As a contrast to the intense experiences in Berlin, Paris and New York, throughout his life Hartley also sought out a hermit-like existence amidst nature in the south of France, New Mexico and not least in his childhood state Maine. In the years towards the end of his life, he finally returned home to Maine and painted some of his best pictures there.

Hartley’s painting was profoundly affected on the one hand by the European avant-garde, especially German Expressionism, and on the other by the great American philo­sophers and writers from his native New England: Ralph Waldo Emerson, Henry David Thoreau and not least Walt Whitman. Through Emerson and Thoreau Hartley acquired a mission as an artist: to describe the spirit of the world; and in Whitman he found a soulmate who showed him how he could express his love and his desire for men in his art.

An artist’s oeuvre fully unfolded
The exhibition Marsden Hartley – The earth is all I know of wonder takes visitors to the museum along on all of Hartley’s journeys from 1905 until his death in 1943. It shows more than 110 paintings and over 20 drawings.
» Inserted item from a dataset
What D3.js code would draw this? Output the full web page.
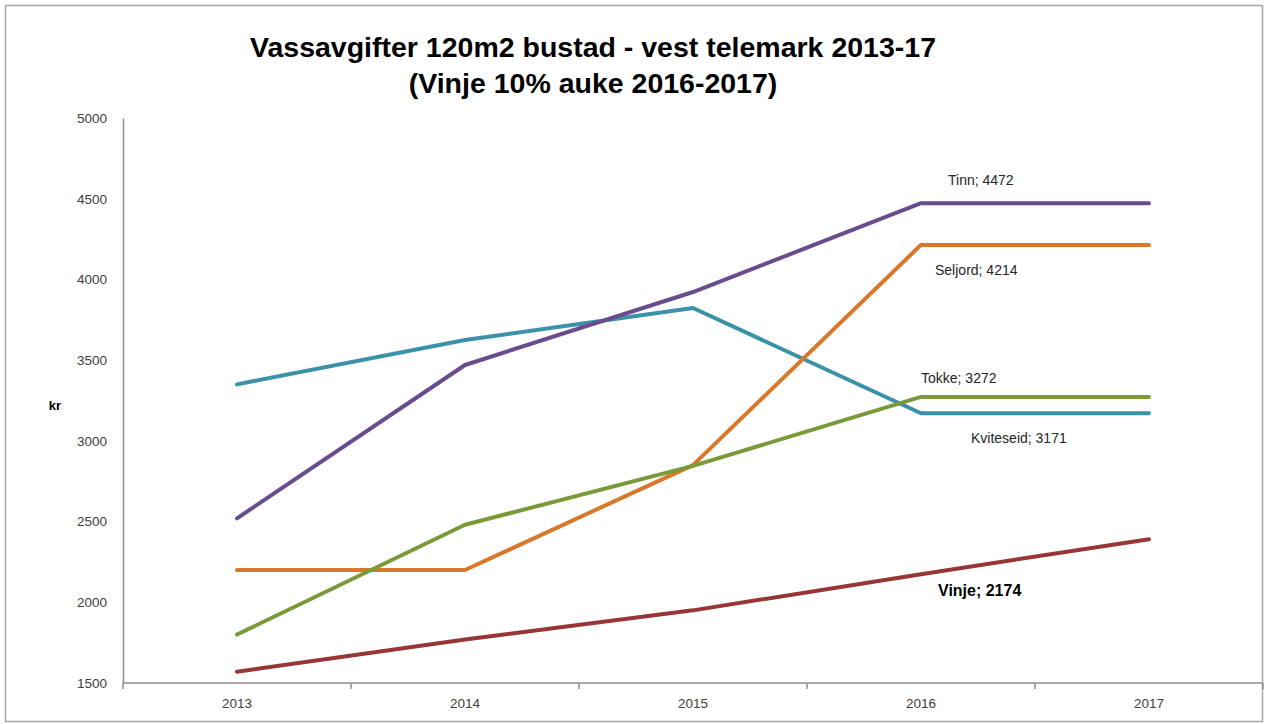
<!DOCTYPE html>
<html>
<head>
<meta charset="utf-8">
<script src="https://cdn.jsdelivr.net/npm/d3@7"></script>
<style>
  body { margin: 0; background: #fff; }
  text { font-family: "Liberation Sans", Arial, sans-serif; }
</style>
</head>
<body>
<div id="main"></div>
<script>

var width = 1266,
    height = 724;

// data
var years = ["2013", "2014", "2015", "2016", "2017"];
var tinn      = [2520, 3470, 3922, 4472, 4472];
var kviteseid = [3350, 3625, 3823, 3171, 3171];
var seljord   = [2200, 2200, 2850, 4214, 4214];
var tokke     = [1800, 2480, 2845, 3272, 3272];
var vinje     = [1570, 1770, 1950, 2174, 2391];
var yTicks    = [1500, 2000, 2500, 3000, 3500, 4000, 4500, 5000];

var series = [
    { name: "Kviteseid", values: kviteseid, color: "#3b91a7" },
    { name: "Tinn",      values: tinn,      color: "#684c8e" },
    { name: "Seljord",   values: seljord,   color: "#d9772b" },
    { name: "Tokke",     values: tokke,     color: "#7a9a3a" },
    { name: "Vinje",     values: vinje,     color: "#983535" }
];

// label for the 2016 point, placed like the original
var labels = [
    { name: "Tinn",      dx: 27,  dy: -18, bold: false },
    { name: "Seljord",   dx: 14,  dy: 30,  bold: false },
    { name: "Tokke",     dx: 0,   dy: -14, bold: false },
    { name: "Kviteseid", dx: 50,  dy: 30,  bold: false },
    { name: "Vinje",     dx: 17,  dy: 22,  bold: true }
];

var svg = d3.select("#main").append("svg")
    .attr("width", width)
    .attr("height", height);

// outer frame
svg.append("rect")
    .attr("x", 5.5).attr("y", 5.5)
    .attr("width", width - 9).attr("height", height - 8)
    .attr("fill", "#fff")
    .attr("stroke", "#a6a6a6")
    .attr("stroke-width", 1.5);

var x = d3.scaleBand()
    .domain(years)
    .range([123, 1263]);

var y = d3.scaleLinear()
    .domain([1500, 5000])
    .range([683, 118]);

// title
var title = svg.append("text")
    .attr("x", 593)
    .attr("text-anchor", "middle")
    .attr("font-weight", "bold")
    .attr("font-size", 28.5)
    .attr("fill", "#000");
title.append("tspan").attr("x", 593).attr("y", 57)
    .text("Vassavgifter 120m2 bustad - vest telemark 2013-17");
title.append("tspan").attr("x", 593).attr("y", 93)
    .text("(Vinje 10% auke 2016-2017)");

// y axis
var yAxis = svg.append("g")
    .attr("transform", "translate(123,0)")
    .call(d3.axisLeft(y).tickValues(yTicks).tickFormat(d3.format("d")).tickSize(0).tickPadding(16));
yAxis.select(".domain").attr("stroke", "#8c8c8c").attr("stroke-width", 1.5);
yAxis.selectAll("text")
    .attr("font-size", 13.5)
    .attr("fill", "#404040")
    .style("font-family", "'Liberation Sans', sans-serif");

svg.append("text")
    .attr("x", 55).attr("y", 410)
    .attr("text-anchor", "middle")
    .attr("font-weight", "bold")
    .attr("font-size", 13)
    .text("kr");

// x axis with ticks between categories
var xAxisG = svg.append("g")
    .attr("transform", "translate(0,683)");
xAxisG.append("line")
    .attr("x1", 123).attr("x2", 1263)
    .attr("stroke", "#8c8c8c").attr("stroke-width", 1.5);
xAxisG.selectAll(".tk")
    .data(years.concat(["end"]))
    .enter().append("line")
    .attr("class", "tk")
    .attr("x1", function(d, i) { return 123 + i * x.step(); })
    .attr("x2", function(d, i) { return 123 + i * x.step(); })
    .attr("y1", 0).attr("y2", 6)
    .attr("stroke", "#8c8c8c").attr("stroke-width", 1.5);
xAxisG.selectAll(".lbl")
    .data(years)
    .enter().append("text")
    .attr("class", "lbl")
    .attr("x", function(d) { return x(d) + x.bandwidth() / 2; })
    .attr("y", 25)
    .attr("text-anchor", "middle")
    .attr("font-size", 13.5)
    .attr("fill", "#404040")
    .text(function(d) { return d; });

var line = d3.line()
    .x(function(d, i) { return x(years[i]) + x.bandwidth() / 2; })
    .y(function(d) { return y(d); });

svg.selectAll(".series")
    .data(series)
    .enter().append("path")
    .attr("class", "series")
    .attr("d", function(d) { return line(d.values); })
    .attr("fill", "none")
    .attr("stroke", function(d) { return d.color; })
    .attr("stroke-width", 4)
    .attr("stroke-linejoin", "round")
    .attr("stroke-linecap", "round");

// data labels at 2016
labels.forEach(function(l) {
    var s = series.find(function(d) { return d.name === l.name; });
    var v = s.values[3];
    svg.append("text")
        .attr("x", x("2016") + x.bandwidth() / 2 + l.dx)
        .attr("y", y(v) + l.dy)
        .attr("font-size", l.bold ? 16 : 14)
        .attr("font-weight", l.bold ? "bold" : "normal")
        .attr("fill", l.bold ? "#000" : "#262626")
        .text(l.name + "; " + v);
});

</script>
</body>
</html>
Moreover, the exhibition will attach importance to Hartley’s ample production of poems and essays. Finally, a film con­sisting of interviews with seven living artists will underscore the continued importance of the oeuvre today.

The exhibition is divided into six chapters that chronologically describe Hartley’s artistic process with links to both biographical and contextualizing material. Chapter 1 is an account of Hartley’s beginnings as an artist and the great influence that European modernism had on him, and is focused on the years 1905-1912, when Hartley prima­rily painted in Maine and New York. Chapter 2 deals with Hartley’s stays in Paris and Berlin in the years 1912-1915, his meeting with Gertrude Stein and with the group of artists around the periodical Der Blaue Reiter. Chapter 3 is the story of Hartley’s return to the USA after the outbreak of the First World War, and his attempt to approach the idea of an autonomous American art in the years 1916-1921. Chapter 4 speaks of the years 1921-1931 when Hartley stayed in Europe again; in Berlin, Paris and especially Provence, where he followed in the footsteps of his great hero, Paul Cézanne. Chapter 5 is about Hartley’s last three journeys abroad in the years 1932-1935, about his encoun­­ter with Mexican art, and his last stay in Germany. Chapter 6 follows Hartley in his final years, 1935-1943, first in Nova Scotia, where a tragedy changed his life and art, and later in his childhood Maine, to which he returned after having avoided it for 25 years.

The exhibition is curated by museum curator Mathias Ussing Seeberg.